DEM Parti Seçim İşleri Komisyonu Sözcüsü, “Tamamı neredeyse erkek ve 20’li yaşlarda bir seçmen topluluğu. Karakterize edilen seçmen profilinin karşılık geldiği meslek grubu ya polis ya özel harekatçı ya da askeri personel olarak karşımıza çıkıyor. Bizim tespit ettiklerimiz 54 bin civarında” dedi.
İlgili adreslerde bu kadar yüksek sayıda seçmenin olmasının “usul veya hile ya da seçimi sakatlayan durum” oluşturduğunu söyleyerek itirazda bulunduklarını söyleyen Birol, “Asıl vahim olan itirazlara verilen karikatür niteliğindeki cevaplardır. (İlçe ve il seçim kurulları ile YSK’nın yanıtları) Seçimin güvenliği ifade edilerek itirazlarımız reddedildi” diye konuştu.
“Halk iradesinin sandıktan çıkması için sandığa gitmek gerekiyor”
DEM Parti Seçim İşleri Komisyonu Sözcüsü İlknur Birol, söz konusu yerlerde “iktidara kazandıracak sayılarda taşıma seçmen” oluşturulduğunu savundu.
Birol, “Biz seçimin demokratik, eşit, adil, özgür bir seçim olmasını baştan sakatlayacak olan bu uygulamadan vazgeçilmesi için itirazlarımızı yaptık. Aslında nasıl vahim ve trajik bir durumdur ki, devleti ve iktidar partisini hukuka çekmeye davet ediyoruz” dedi.
Seçmen kaydırma uygulamasının amacının seçime hile karıştırmak olduğu görüşünü dile getiren Birol, “Bunun panzehiri halkın kendi hakkına ve hukukuna sahip çıkacağı bir pozisyona geçmesidir.

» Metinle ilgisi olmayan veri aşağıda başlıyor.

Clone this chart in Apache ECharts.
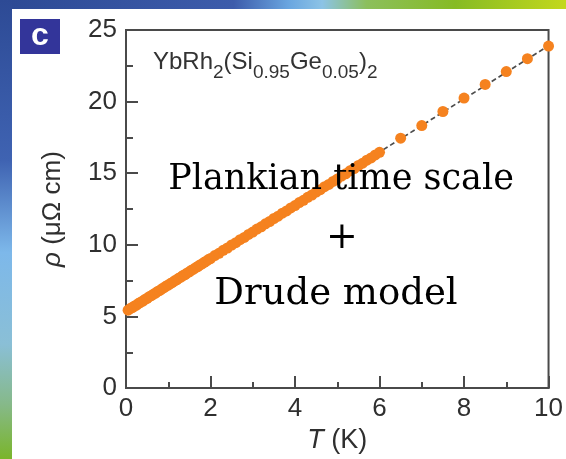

Biz hukuk yoluyla itirazlarımızı yaptık.Ama halk iradesinin kayıtsız şartsız sandıktan doğrudan çıkabilmesini sağlayabilecek sandığa gitme eylemini gerçekleştirdiğinde kazanma ihtimalleri olmadığını biliyoruz” dedi.
DEM Parti olarak söz konusu yerleşim yerlerinde oy kullanma hakkı olan ancak başka yerlerde yaşayan seçmenleri bu bölgelere taşıma kararı aldıklarını kaydeden Birol, “Bu açıdan batıda işçi veya öğrenci olarak herhangi bir nedenle oralarda bulunan bütün halkımıza çağrı yapıp ikametlerinin bulunduğu yani oy kullanmaları gereken yerlere dönmelerini istedik ve büyük bir kampanya açtık. Bugüne kadar on binin üzerinde kişinin taşınmasını sağlanmayı planladık” diye konuştu.
Seçmenlere ikamet adreslerine dönüş yolunda zorluk veya engel çıkarılıp çıkarılmayacağını sorduğumuz İlknur Birol, “Bunu düşünmek istemiyoruz. Zaten evlerine, ikamet adreslerine dönüyorlar ve 31 Mart’ta oylarını kullanacaklar” dedi.
Birol, DEM Parti adına söz konusu yerleşim yerlerinde iktidara karşı sandığa gidileceğini düşündüklerine belirterek, “Eğer plan bize kaybettirmek yönündeyse bunu gören halk sandıklara akın akın gidecek ve kazanacağız” mesajını sözlerine ekledi.